In northern Ireland at this time the head of resistance to the Norsemen was Muirchertach, son of the high-king Niall Glúndubh who fell in the battle of Dublin. A list of his victories is given, a century after his time, by the poet-historian Flann of Monasterboice. Among them is mentioned an expedition by sea against the Norsemen of the Hebrides—it is also mentioned in the genealogies but not in the contemporary annals. The annals on the other hand record that in 939 Muirchertach was captured in Ailech and carried off by the Norsemen to their ships but was immediately ransomed. The event shows that Ailech, one of the great prehistoric stone fortresses, was still occupied in the tenth century by the kings who took their title from it. Especially interesting in Muirchertach's career are his relations with the high king Donnchadh. In the ordinary course of the alternate succession, Muirchertach, as king of Ailech, was the designated successor in the high-kingship to Donnchadh, who was king of Meath. At times he appears prepared to dispute the authority of Donnchadh, at other times he is active in upholding it. His most remarkable action is what is known as his Circuit of Ireland, in 941, briefly noticed in the Annals but described at length in a poem by Cormacán Éces, who accompanied the expedition. With a picked force, said to number 1000, Muirchertach marched through all the principal kingdoms of Ireland, and exacted hostages from each king. In Cashel, he took the king himself, Cellachán, as a hostage. The Dalcassians alone stood off, and after four days marching here and there in their territory, Muirchertach passed on to Connacht without the hostages of Dál gCais.
The fact of this expedition illustrates what I have already said, that, from the sixth to the thirteenth century, there was no military organisation in Ireland. The hostages were brought to Ailech and there hospitably entertained by the king and queen for some weeks, after which Muirchertach, so to speak, regularised his position in the matter by handing over all the hostages to the high king Donnchadh.
Two years later, in 943, Muirchertach fell in battle with the Norsemen near Dundalk. The high king Donnchadh died in the following year, 944. In the ordinary course of the alternate succession, he should have been succeeded by the king of Ailech, but Muirchertach's death left this kingship either disputed or divided, and the high-kingship was assumed by Congalach, king of Bregia, who reigned for twelve years and fell in battle with the Norsemen. This reign of Congalach is the only breach in the alternate monarchy between the years 734 and 1002.
The kingdom of Dál gCais occupied the eastern half of the present county of Clare. Its prominence dates from the time of Lorcán, grandfather of Brian. Being a border state, it was able to form relations of mutual advantage with the border states of Connacht, with Aidne, Ui Maine, and the Delbna. In the wars between Mathgamain and the Limerick Norsemen, the Delbna were his allies. The kings of Aidne and Ui Maine, Connacht states, were allies of Brian, and gave their lives, as he did, on the great day of Clontarf.

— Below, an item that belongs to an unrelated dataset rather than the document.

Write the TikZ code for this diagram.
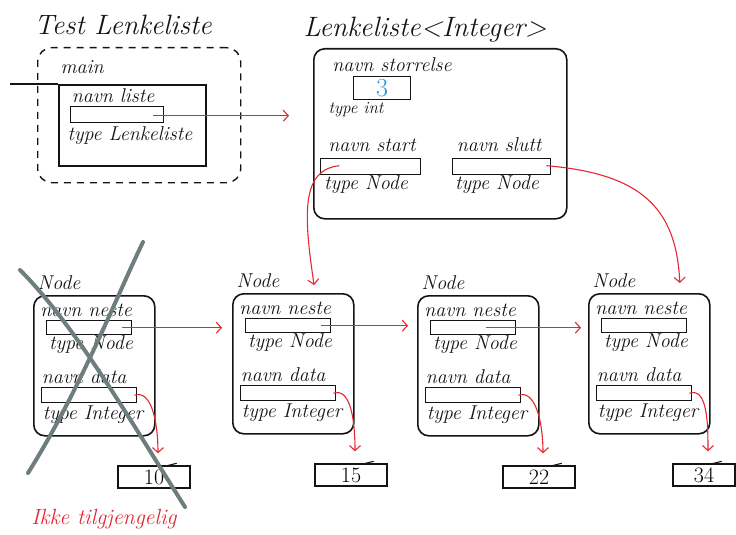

The killing of Mathgamain in 976 appears in later writings in a more odious light than it could have appeared to contemporaries. We can recognise that the ancient Eoghanacht dynasty of Cashel, which Mathgamain overthrew, had already lost its prestige and was no longer able to rule and protect Munster. It has always happened in the world's history, and is probably happening to-day, that institutions and established powers appear to contemporary people to be full of vigour and likely to last, whereas to people of a later time it is clear that they resembled the hollow tree awaiting the blast that was to lay it low. To the Eoghanacht princes who compassed the death of Mathgamain, he was the successful usurper who had broken into the ancient right of their kindred and held it by the strong hand.
With regard to Brian, there are some noteworthy things to be said which even enthusiastic eulogists have ignored. Brian had one or two ideas which, in the Ireland of his time, were revolutionary. He had the idea of a more centralised authority than any Irish king in history before him had attempted to create. To this end, he designed holding in permanent garrison a number of fortified places in various parts of Munster. This design is clearly expressed in a poem added in his time, and no doubt under his direction, to the Book of Rights; and the annals show that he endeavoured to give effect to it.

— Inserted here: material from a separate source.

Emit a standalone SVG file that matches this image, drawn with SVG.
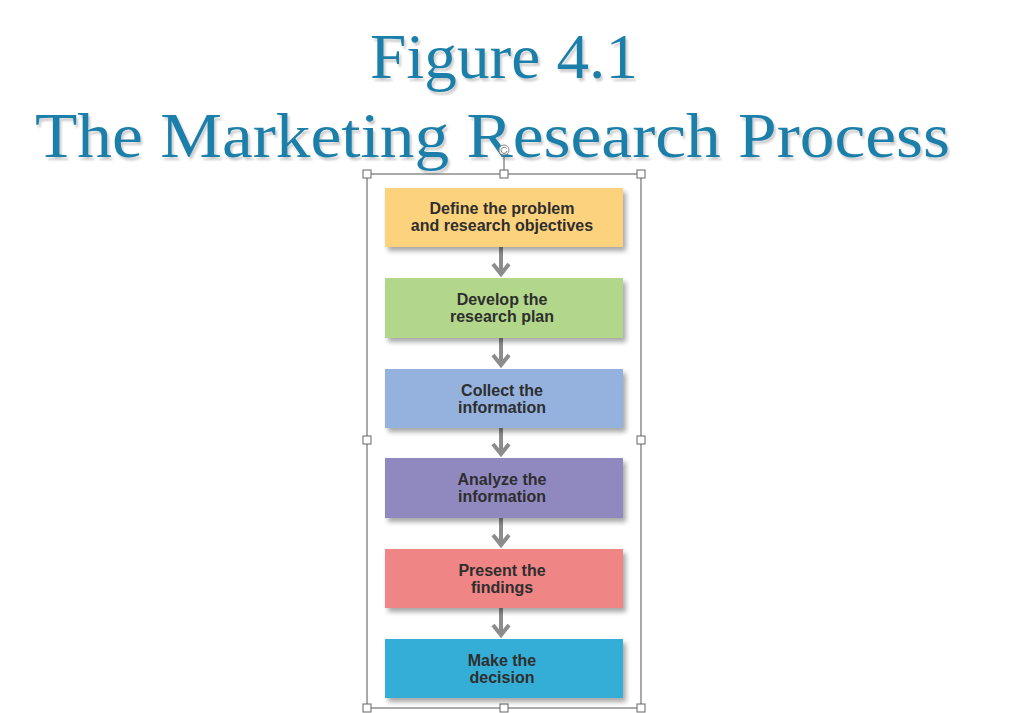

Brian had also definite notions on the subject of what in our time is called sovereign independence. This is one of many matters about which we must be on our guard against thinking the present back into the past—an obvious precaution yet one which many writers on Irish history have neglected. It can be shown, and it would have interested Professor Bury had he known it, that from the earliest Irish chronicle, from the sixth century, down to the eleventh or twelfth century, the dominant idea in Ireland with regard to international relations was this—that as in Ireland there were many little States and over them all, in primacy rather than in operative authority, there was a chief king, the monarch of Ireland, so in the world there were many kingdoms and over all these a chief king whom Irish writers called the king of the world. This idea was adopted from Latin historians, especially from St. Jerome and Orosius. In our earliest histories, the emperor reigning at Constantinople was regarded as king of the world. A metrical list of the kings of the world from Noah's Flood down to the eighth century was written by the poet-historian Flann of Monasterboice, who died in 1056. The prevalence of this idea probably facilitated Henry of Anjou in obtaining the submission of the Irish princes. The annals, in relating Henry's arrival in Ireland in 1171 and his departure in 1172, say nothing about the papal grant, but describe Henry as "the son of the Empress." The same idea lingered in western Europe down to the time of the emperor Charles V, and was the cause of no small anxiety to the mind of Henry VIII, with all his bluffness. Nevertheless, it was very much shaken and confused by the creation of the Western Empire under Charlemagne. That made two kings of the world. If two why not more?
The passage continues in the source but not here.